Patty and I were recently invited to a bridal shower for one of her friends. I’ve never been to a bridal shower before, and while this seems like a lovely affair (tasteful invitation, a request only for recipes as gifts), I’ve heard things about them.
The things I’ve heard were swiftly confirmed by the wisdom of my online social network. Yes, there are generally games. Yes, they involve things like making bouquets out of present bows or styling wedding dresses out of toilet paper or gag gifts and slightly off-color jokes about the wedding night (but the really tacky stuff gets saved, apparently, for the bachelorette party).
I’ve been a little rattled by that confirmation ever since. Not because I’m dreading the event; I’m not. But because how much of the tone of the discussion has been Well, of course, it’s like this.
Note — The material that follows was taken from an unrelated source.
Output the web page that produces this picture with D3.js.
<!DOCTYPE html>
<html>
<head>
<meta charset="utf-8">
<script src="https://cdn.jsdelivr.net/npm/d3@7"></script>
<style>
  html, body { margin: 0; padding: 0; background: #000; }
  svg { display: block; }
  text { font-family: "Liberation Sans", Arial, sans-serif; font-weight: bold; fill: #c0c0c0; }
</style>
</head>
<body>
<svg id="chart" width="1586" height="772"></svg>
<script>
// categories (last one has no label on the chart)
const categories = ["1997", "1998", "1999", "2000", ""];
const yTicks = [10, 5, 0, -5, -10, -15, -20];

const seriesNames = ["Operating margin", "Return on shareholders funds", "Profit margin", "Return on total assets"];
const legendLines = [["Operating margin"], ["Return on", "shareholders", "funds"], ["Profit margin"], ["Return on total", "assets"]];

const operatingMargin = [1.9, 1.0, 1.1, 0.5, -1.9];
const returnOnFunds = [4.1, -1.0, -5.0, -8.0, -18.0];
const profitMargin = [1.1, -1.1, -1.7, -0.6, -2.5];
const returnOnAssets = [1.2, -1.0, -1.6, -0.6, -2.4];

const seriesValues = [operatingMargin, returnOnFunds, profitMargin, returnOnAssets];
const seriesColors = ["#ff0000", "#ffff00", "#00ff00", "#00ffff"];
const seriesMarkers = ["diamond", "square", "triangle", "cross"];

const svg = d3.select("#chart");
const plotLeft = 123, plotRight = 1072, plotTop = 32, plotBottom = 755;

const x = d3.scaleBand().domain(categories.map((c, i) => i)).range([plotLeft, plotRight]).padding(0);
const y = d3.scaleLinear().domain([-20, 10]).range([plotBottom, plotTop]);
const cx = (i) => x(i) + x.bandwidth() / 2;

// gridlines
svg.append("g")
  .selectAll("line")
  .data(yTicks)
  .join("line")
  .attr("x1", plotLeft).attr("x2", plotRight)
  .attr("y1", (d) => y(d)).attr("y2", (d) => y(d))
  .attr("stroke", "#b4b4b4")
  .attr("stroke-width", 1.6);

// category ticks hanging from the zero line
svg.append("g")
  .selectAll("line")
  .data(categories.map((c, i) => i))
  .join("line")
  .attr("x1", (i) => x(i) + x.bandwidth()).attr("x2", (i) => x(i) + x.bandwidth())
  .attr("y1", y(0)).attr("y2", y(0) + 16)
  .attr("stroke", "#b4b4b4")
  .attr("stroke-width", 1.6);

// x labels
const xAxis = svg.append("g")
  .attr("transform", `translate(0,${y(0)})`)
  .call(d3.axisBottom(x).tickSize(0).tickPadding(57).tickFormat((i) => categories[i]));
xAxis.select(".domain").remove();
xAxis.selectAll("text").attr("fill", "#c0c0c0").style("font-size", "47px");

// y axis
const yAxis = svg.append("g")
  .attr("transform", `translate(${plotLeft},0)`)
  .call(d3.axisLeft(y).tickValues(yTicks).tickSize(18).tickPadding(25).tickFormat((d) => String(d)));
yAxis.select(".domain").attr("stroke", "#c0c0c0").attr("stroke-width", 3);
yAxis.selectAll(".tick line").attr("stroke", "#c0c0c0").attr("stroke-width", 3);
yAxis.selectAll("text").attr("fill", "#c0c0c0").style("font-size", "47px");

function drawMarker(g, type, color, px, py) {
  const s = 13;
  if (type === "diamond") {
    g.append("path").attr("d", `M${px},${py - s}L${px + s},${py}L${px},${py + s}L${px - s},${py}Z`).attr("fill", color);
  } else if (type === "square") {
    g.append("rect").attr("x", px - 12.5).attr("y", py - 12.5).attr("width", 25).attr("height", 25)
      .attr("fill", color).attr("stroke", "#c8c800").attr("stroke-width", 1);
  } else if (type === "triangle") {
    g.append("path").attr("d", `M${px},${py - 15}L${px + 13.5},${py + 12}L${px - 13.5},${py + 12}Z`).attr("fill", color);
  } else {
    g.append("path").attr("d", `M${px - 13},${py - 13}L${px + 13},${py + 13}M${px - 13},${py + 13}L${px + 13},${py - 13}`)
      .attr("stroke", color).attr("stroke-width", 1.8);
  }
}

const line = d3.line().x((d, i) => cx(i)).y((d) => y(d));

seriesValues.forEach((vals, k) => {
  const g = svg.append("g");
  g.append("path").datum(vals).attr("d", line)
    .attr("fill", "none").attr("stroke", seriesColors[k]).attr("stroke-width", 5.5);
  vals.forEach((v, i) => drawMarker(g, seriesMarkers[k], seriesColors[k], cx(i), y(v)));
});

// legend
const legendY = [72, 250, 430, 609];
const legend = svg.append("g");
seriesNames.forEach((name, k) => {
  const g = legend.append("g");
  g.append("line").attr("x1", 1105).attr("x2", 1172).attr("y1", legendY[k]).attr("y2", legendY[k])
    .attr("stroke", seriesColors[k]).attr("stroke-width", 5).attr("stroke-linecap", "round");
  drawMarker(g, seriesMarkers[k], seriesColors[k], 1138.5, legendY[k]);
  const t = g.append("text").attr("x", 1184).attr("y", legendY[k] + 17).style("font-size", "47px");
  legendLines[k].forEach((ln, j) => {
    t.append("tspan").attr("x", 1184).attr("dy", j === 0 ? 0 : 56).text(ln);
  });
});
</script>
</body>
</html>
Like it’s just what’s done. Like I should have known. As much as I can be that way about my own subjects of concern (and hey, good reminder of why that is maybe not cool and I should chill) — seriously, does no one know the rules about wearing white anymore? — it seriously discomforted me.
I’m queer, and sometimes it is like living in another country. And I’ve always been queer. Even in my relationships with men (which have not been insignificant in import or share of my personal history), I was always extraordinarily explicit about the fact that I was queer. Sure, I often had some sort of straight privilege in those interactions (a tremendous amount in certain cases — I have a particular ex with whom we performed public, expected gender exceptionally well. In retrospect I know it sort of freaked him out, but I had mostly thought it was fun and hilarious, a game like any other, wow do I fail at communication. Anyway….), but I still wasn’t living in a kingdom that understood things like these rituals.
It took me a long time to realize this was true. I was engaged once, after all, and like many women, viewed that engagement as evidence of my success (to get back to a previous theme around here, I was chosen) and adulthood. I certainly bought wedding magazines then, thought about dresses, the whole nine yards, because that’s what you do when you’re engaged. But it was, for me, a ritual firmly about adulthood. There was no moment of wanting every little girl’s dream wedding because I had never actually had that dream.
Weird thing to realize, that. That one of the most common things held up as an obvious subject for collective, gendered fantasy, just completely never pinged on my radar as a kid. Not once. Not ever. That makes a lot of my 20s more inexplicable to me, but what can you do? My point is, while wedding fantasies I may have harbored at various points in my life were certainly jejune, they didn’t come out of childhood. And, as such, the games of some of those rituals (e.g., the bridal shower), which speak to me of the reenactment of childhood fantasies, completely boggle me.
I don’t know what they are for. Or why they are done. I don’t understand their appeal. And I find descriptions of them nothing but infantilizing. More than that, I’m positively disturbed by the tone of discourse as I perceive it — that of course these things are normal and pleasurable and why is this even a question. It’s not a moment of feminism or politics. It’s really a much more basic sense of huh?
Because I really and truly don’t get it, since in terms of societal positioning, I come from somewhere else. I’m not trying to be stubborn or obtuse. I lack the receptor sites for the activity, and I have not been trained to it. I find myself wishing people would be more sensitive to this fact — that I am not like them in either my desires or my experiences and, certainly, should not be expected to be — but am also fairly certain that that’s nearly impossible. It’s like the impulse to speak louder to someone who doesn’t know your language. It’s obnoxious and it doesn’t work, but most of us do it anyway. I know I do.
None of this means I’m going to be sitting at the shower with my arms crossed huffing at the what the shit is this? feeling I may have if we really do have to break up into teams and design wedding dresses for each other out of toilet paper. No. As a constant, unavoidable visitor to the world not mine (remember, straight people, visiting the world of queer people remains an option for you; but being immersed in your culture isn’t actually an option for me, but a sea about which I have no choice), I am always planning my strategy for passing as if I at least half belong or am safe to have in the room. And so I am strategizing both my wit for the occasion and the drape of this design already.
All of which leads us back a bit to what I wrote about performativity and my childhood the other day. You want stereotypes about queer people in the arts? Is it because the arts are more accepting? (puh-leaze and no.) Or is it because we became skilled at them growing up, rehearsing and performing, in order to survive? If there’s any truth to that, it’s certainly absurd that I’ve pointed it out to both you and me through wedding dresses made out of toilet tissue. What is an act of reliving childhood dreams of an adult future for one person, is, for me, a performance, not just of exclusion from heteronormative adulthood, but of my ferociously clever childhood of survival.